Most of those mills could operate at that scale because they had a constant stream of logs and very generous state subsidies.
Jones admitted we could never match that level of state support, but forest owners and investors could play a bigger role.
“We need a situation where foreign capital is employed in such a way that it boosts productivity and it leads to the development of our nation.”
“I don’t know of a single voter who thinks it’s a good idea to expand the profit and loss statement of foreign investors, but hollow-out our nation.”
“Our party’s never going to agree with that. Ever.”
The director of forestry consulting company DANA, Dennis Neilson, said we had 60 sawmills and three of them would be able to meet the entirety of our country’s current sawn-timber requirements.

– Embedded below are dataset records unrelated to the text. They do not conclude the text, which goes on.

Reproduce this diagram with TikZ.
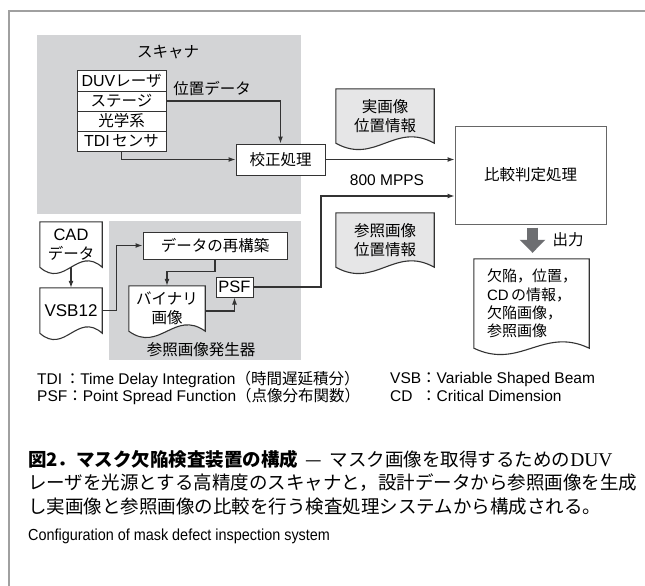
\documentclass[tikz,border=0pt]{standalone}
\usepackage{fontspec}
\setmainfont{Noto Sans CJK JP}
\newfontfamily\lat{Liberation Sans}
\newfontfamily\latserif{Liberation Serif}
\newfontfamily\latc{Liberation Sans}[FakeStretch=0.9]
\usetikzlibrary{arrows.meta,calc,backgrounds}
\definecolor{bggray}{HTML}{D3D4D6}
\definecolor{docgray}{HTML}{E6E6E7}
\definecolor{linec}{HTML}{333333}
\definecolor{cmpc}{HTML}{666666}
\definecolor{framec}{HTML}{A0A0A0}
\definecolor{outarrow}{HTML}{6D6E71}
\newcommand\wavy[2]{%
  \path[draw=linec, line width=1.1pt, fill=#2] (#1.north west) -- (#1.north east) -- (#1.south east)
    .. controls ($(#1.south east)!0.4!(#1.south west)+(0,-22)$) and ($(#1.south east)!0.6!(#1.south west)+(0,22)$) .. (#1.south west) -- cycle;}
\begin{document}
\begin{tikzpicture}[x=1pt,y=-1pt,
  bgbox/.style={fill=bggray, draw=none, inner sep=0pt},
  box/.style={draw=linec, line width=1pt, fill=white, inner sep=0pt, font=\fontsize{15.5}{18}\selectfont},
  lbl/.style={inner sep=0pt, font=\fontsize{15.5}{18}\selectfont},
  doc/.style={inner sep=0pt, align=center, font=\fontsize{15.5}{18.5}\selectfont},
  leg/.style={inner sep=0pt, anchor=west, font=\fontsize{15.5}{17}\selectfont},
  captxt/.style={inner sep=0pt, anchor=west, font=\fontsize{18.5}{22}\selectfont},
  arr/.style={draw=linec, line width=1.2pt, -{Latex[length=7pt,width=5pt]}}]
\useasboundingbox (0,0) rectangle (645,586);
% frame
\coordinate (ftl) at (9,11);
\coordinate (ftr) at (645,11);
\coordinate (fbl) at (9,586);
\draw[framec, line width=1.6pt] (ftr) -- (ftl) -- (fbl);
\begin{pgfonlayer}{background}
\fill[white] (0,0) rectangle (645,586);
\node[bgbox, minimum width=264, minimum height=179] (scanner) at (169,124.5) {};
\node[bgbox, minimum width=192, minimum height=139] (refgen) at (205,290.5) {};
\end{pgfonlayer}
\node[lbl] (scannerlbl) at (168,52) {スキャナ};
\node[lbl] (refgenlbl) at (201,350) {参照画像発生器};
% scanner stack
\node[box, minimum width=89, minimum height=20] (duv) at (121.5,81) {{\lat\fontsize{16}{18}\selectfont DUV}レーザ};
\node[box, minimum width=89, minimum height=20] (stage) at (121.5,101) {ステージ};
\node[box, minimum width=89, minimum height=20] (optics) at (121.5,121) {光学系};
\node[box, minimum width=89, minimum height=20] (tdi) at (121.5,141) {{\lat\fontsize{16}{18}\selectfont TDI}\,センサ};
\node[lbl] (posdata) at (212,89) {位置データ};
\node[box, minimum width=89, minimum height=31] (cal) at (280.5,159.5) {校正処理};
\node[box, draw=cmpc, minimum width=151, minimum height=98] (cmp) at (530.5,175) {比較判定処理};
\node[doc, minimum width=98, minimum height=54] (real) at (385,116) {実画像\\位置情報};
\node[doc, minimum width=98, minimum height=54] (ref) at (385,240) {参照画像\\位置情報};
\node[lbl] (mpps) at (387,180) {\lat 800 MPPS};
\node[doc, minimum width=62, minimum height=45] (cad) at (71,244.5) {{\lat\fontsize{16.5}{18}\selectfont CAD}\\データ};
\node[doc, minimum width=62, minimum height=45] (vsb) at (71,310.5) {\lat\fontsize{17}{18}\selectfont VSB12};
\node[box, minimum width=144, minimum height=27] (recon) at (215,245.5) {データの再構築};
\node[doc, minimum width=76, minimum height=45] (bin) at (167,308.5) {バイナリ\\画像};
\node[box, minimum width=37, minimum height=20] (psf) at (234.5,287) {\lat\fontsize{16.5}{18}\selectfont PSF};
\node[doc, minimum width=115, minimum height=89, text width=89, align=left, font=\fontsize{15}{18.3}\selectfont] (out) at (531.5,303.5) {欠陥，位置，\\{\lat CD}\,の情報，\\欠陥画像，\\参照画像};
\node[lbl] (outlbl) at (568,240) {出力};
% document shapes
\begin{pgfonlayer}{background}
\wavy{real}{docgray}
\wavy{ref}{docgray}
\wavy{cad}{white}
\wavy{vsb}{white}
\wavy{bin}{white}
\wavy{out}{white}
\end{pgfonlayer}
% connectors
\draw[arr] (stage.east) -| (cal.north);
\draw[arr] (tdi.south) |- (cal.west);
\draw[arr] (cal.east) -- (cal.east -| cmp.west);
\coordinate (bend) at (321,196);
\draw[arr] (psf.east) -| (bend) -- (bend -| cmp.west);
\draw[arr] (cad.south) -- (vsb.north);
\draw[arr] (vsb.east) -- ++(14,0) |- (recon.west);
\draw[arr] (recon.south) -- ++(0,12) -| (bin.north);
\draw[arr] ($(bin.east)+(0,2.5)$) -| (psf.south);
\draw[outarrow, line width=11pt, -{Triangle[width=25pt,length=13pt]}] ($(cmp.south)+(2,3)$) -- ($(out.north)+(1,-6)$);
% legend
\node[leg] (legtdi) at (37,379) {{\lat TDI}\,：{\lat Time Delay Integration}（時間遅延積分）};
\node[leg] (legpsf) at (37,396) {{\lat PSF}：{\lat Point Spread Function}（点像分布関数）};
\node[leg] (legvsb) at (390,379) {{\lat VSB}：{\lat Variable Shaped Beam}};
\node[leg] (legcd) at (390,396) {{\lat\rlap{CD}\hphantom{VSB}}：{\lat Critical Dimension}};
% caption
\node[captxt] (cap1) at (28,459) {{\bfseries 図2．マスク欠陥検査装置の構成}\hspace{0.4em}—\hspace{0.4em}マスク画像を取得するための{\latserif\fontsize{19.5}{22}\selectfont DUV}};
\node[captxt] (cap2) at (28,483) {レーザを光源とする高精度のスキャナと，設計データから参照画像を生成};
\node[captxt] (cap3) at (28,507) {し実画像と参照画像の比較を行う検査処理システムから構成される。};
\node[inner sep=0pt, anchor=west, font=\latc\fontsize{16}{18}\selectfont] (eng) at (28,536) {Configuration of mask defect inspection system};
\end{tikzpicture}
\end{document}
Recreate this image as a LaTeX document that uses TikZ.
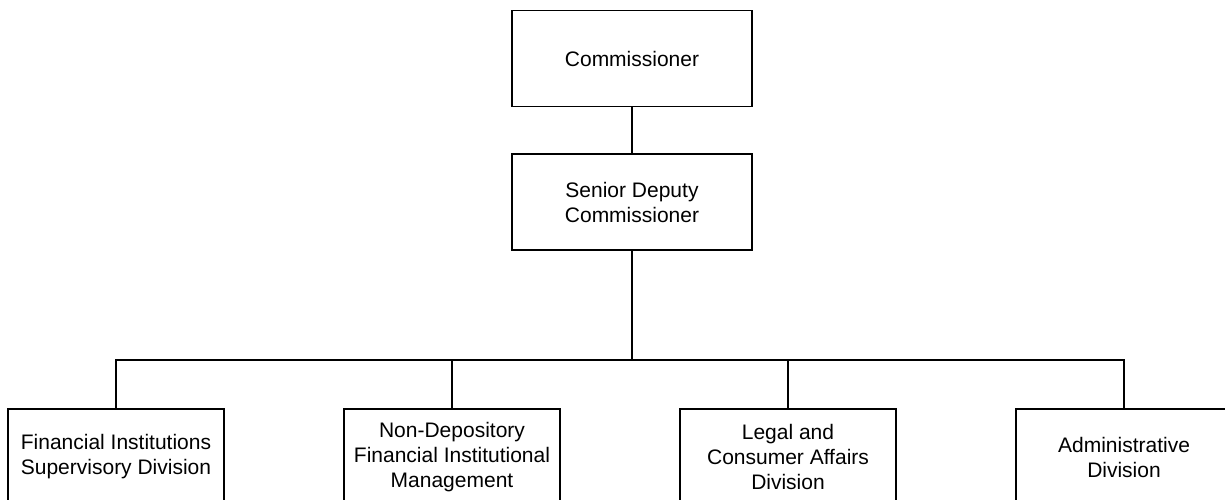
\documentclass[tikz,border=0pt]{standalone}
\usepackage{fontspec}
\setmainfont{Liberation Sans}
\begin{document}
\begin{tikzpicture}[x=1pt,y=-1pt,
  box/.style={draw=black, line width=1.5pt, rectangle, align=center, inner sep=0pt,
    font=\fontsize{21}{25}\selectfont},
  topbox/.style={box, minimum width=240pt, minimum height=96pt},
  divbox/.style={box, minimum width=216pt, minimum height=96pt},
  conn/.style={draw=black, line width=1.5pt}]
\useasboundingbox (0,0) rectangle (1225,499);
\clip (0,0) rectangle (1225,499);
\node[topbox] (comm) at (632,58.5) {Commissioner};
\node[topbox] (sdc) at (632,202) {Senior Deputy\\Commissioner};
\node[divbox] (b1) at (116,457) {Financial Institutions\\Supervisory Division};
\node[divbox] (b2) at (452,457) {Non-Depository\\Financial Institutional\\Management};
\node[divbox] (b3) at (788,457) {Legal and\\Consumer Affairs\\Division};
\node[divbox] (b4) at (1124,457) {Administrative\\Division};
\coordinate (bus) at (632,360);
\draw[conn] (comm) -- (sdc);
\draw[conn] (sdc) -- (bus);
\draw[conn] (b1.north) |- (bus);
\draw[conn] (b4.north) |- (bus);
\draw[conn] (b2.north) -- (b2.north |- bus);
\draw[conn] (b3.north) -- (b3.north |- bus);
\end{tikzpicture}
\end{document}
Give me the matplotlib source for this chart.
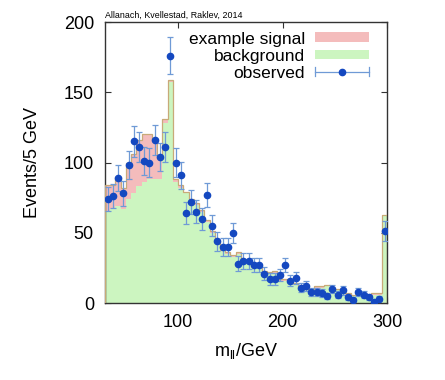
import numpy as np
import matplotlib
matplotlib.use("Agg")
import matplotlib.pyplot as plt
from matplotlib.patches import Patch
from matplotlib.lines import Line2D
from matplotlib.legend_handler import HandlerBase

plt.rcParams['font.family'] = ['Liberation Sans', 'DejaVu Sans']
plt.rcParams['mathtext.fontset'] = 'custom'
plt.rcParams['mathtext.rm'] = 'Liberation Sans'

# 5 GeV bins from 30 to 300 GeV
mass_edges = list(range(30, 305, 5))

background = [65, 67, 69, 67, 74, 78, 83, 86, 88, 88, 88, 128, 157,
              86, 82, 78, 73, 70, 65, 58, 50, 43, 37, 35, 33, 35,
              30, 28, 25, 25, 22, 21, 21, 16, 16, 14, 13, 10, 9, 9,
              11, 11, 12, 9, 9, 8, 6, 5, 6, 4, 5, 6, 6, 62]

signal = [19, 17, 21, 15, 26, 28, 33, 34, 32, 29, 16, 3, 2,
          2, 2, 1, 1, 1, 1, 1, 1, 1, 1, 1, 1, 1.5,
          1, 1, 1, 1, 1, 1, 1.5, 1, 1, 1, 1, 1, 1, 1,
          1, 1, 1, 1, 1, 1, 1, 1, 1, 1, 1, 1, 1, 1]

observed = [74, 76, 89, 78, 98, 115, 111, 101, 100, 116, 104, 111, 176,
            100, 91, 64, 72, 65, 60, 77, 55, 44, 40, 40, 50, 28,
            30, 30, 27, 27, 21, 17, 17, 20, 27, 16, 18, 11, 12, 8,
            8, 7, 5, 10, 6, 9, 4, 2, 8, 6, 4, 1, 3, 51]

edges = np.array(mass_edges, dtype=float)
centers = 0.5 * (edges[:-1] + edges[1:])
bg = np.array(background, dtype=float)
total = bg + np.array(signal, dtype=float)
obs = np.array(observed, dtype=float)
obs_err = np.sqrt(obs)

pink = '#f4bcbc'
green = '#ccf5c0'
tan = '#c8aa78'
blue_pt = '#1448c0'
blue_err = '#6f9ad6'


class HorizErrHandler(HandlerBase):
    def create_artists(self, legend, orig_handle, xdescent, ydescent,
                       width, height, fontsize, trans):
        y = height / 2.0 - ydescent
        x0, x1 = -xdescent, -xdescent + width
        cap = height * 0.45
        line = Line2D([x0, x1], [y, y], color=blue_err, lw=0.9)
        c0 = Line2D([x0, x0], [y - cap, y + cap], color=blue_err, lw=0.9)
        c1 = Line2D([x1, x1], [y - cap, y + cap], color=blue_err, lw=0.9)
        pt = Line2D([(x0 + x1) / 2], [y], marker='o', ms=4.5,
                    mfc=blue_pt, mec=blue_pt, ls='none')
        arts = [line, c0, c1, pt]
        for a in arts:
            a.set_transform(trans)
        return arts


fig = plt.figure(figsize=(4.45, 3.8), dpi=100)
ax = fig.add_axes([0.236, 0.2026, 0.634, 0.7394])

ax.stairs(total, edges, fill=True, color=pink, zorder=1)
ax.stairs(bg, edges, fill=True, color=green, zorder=2)
ax.stairs(total, edges, fill=False, color=tan, lw=0.9, zorder=3)

ax.errorbar(centers, obs, yerr=obs_err, fmt='o', ms=4.5,
            mfc=blue_pt, mec=blue_pt, ecolor=blue_err,
            elinewidth=0.9, capsize=2.4, capthick=0.9, zorder=4)

ax.set_xlim(30, 300)
ax.set_ylim(0, 200)
ax.set_xticks([100, 200, 300])
ax.set_yticks([0, 50, 100, 150, 200])
ax.tick_params(direction='in', top=True, right=True, length=4,
               width=0.8, labelsize=13, pad=8, color='#333333')
for s in ax.spines.values():
    s.set_linewidth(1.0)
    s.set_color('#333333')

ax.set_ylabel('Events/5 GeV', fontsize=13, labelpad=16)
ax.set_xlabel(r'm$_{\mathregular{ll}}$/GeV', fontsize=13, labelpad=7)

ax.text(0.0, 1.008, 'Allanach, Kvellestad, Raklev, 2014', transform=ax.transAxes,
        fontsize=6.4, ha='left', va='bottom')

obs_handle = Line2D([], [], color=blue_err)
handles = [Patch(facecolor=pink, edgecolor='none'),
           Patch(facecolor=green, edgecolor='none'),
           obs_handle]
labels = ['example signal', 'background', 'observed']
leg = ax.legend(handles, labels, loc='upper right', bbox_to_anchor=(0.97, 1.0),
                frameon=False, markerfirst=False, fontsize=12.5,
                handlelength=3.1, handleheight=0.5, labelspacing=0.12,
                handletextpad=0.6, borderaxespad=0.15,
                handler_map={obs_handle: HorizErrHandler()})

fig.savefig('out.png', dpi=100)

That wasn’t evidence we needed more domestic wood processing, but that we already had enough to meet market demand, he said.
“In fact if they worked a few more shifts on Saturday morning they’d oversupply the market.”
“Sending more logs to mills…it might increase the supply [but] it won’t increase the demand for wood in New Zealand because it’s already oversupplied.”
Boost demand instead
Lifting demand is what Red Stag CEO Marty Verry believes Jones and the Government should be focusing on instead.
Their mill hadn’t encountered problems accessing a supply of logs although he acknowledged there had been shortages in other areas like Northland.
Action needed to be taken to counter the large state subsidies put in place by China, but those would be better dealt with by duties and tariffs, he said.
A wood-first procurement policy for building projects, already green-lit by the Government, would do a better job of encouraging more wood processing onshore.
Also, China had already set itself the goal of eliminating its dependence on foreign logs by 2040, Verry said.
In other words, the bill had been built for a problem that was beginning to solve itself.
“The big question is: is there going to be demand local for wood and what can the Government do to focus its attentions on that instead of making sure that the odd sawmill that’s short now gets all the logs it needs.”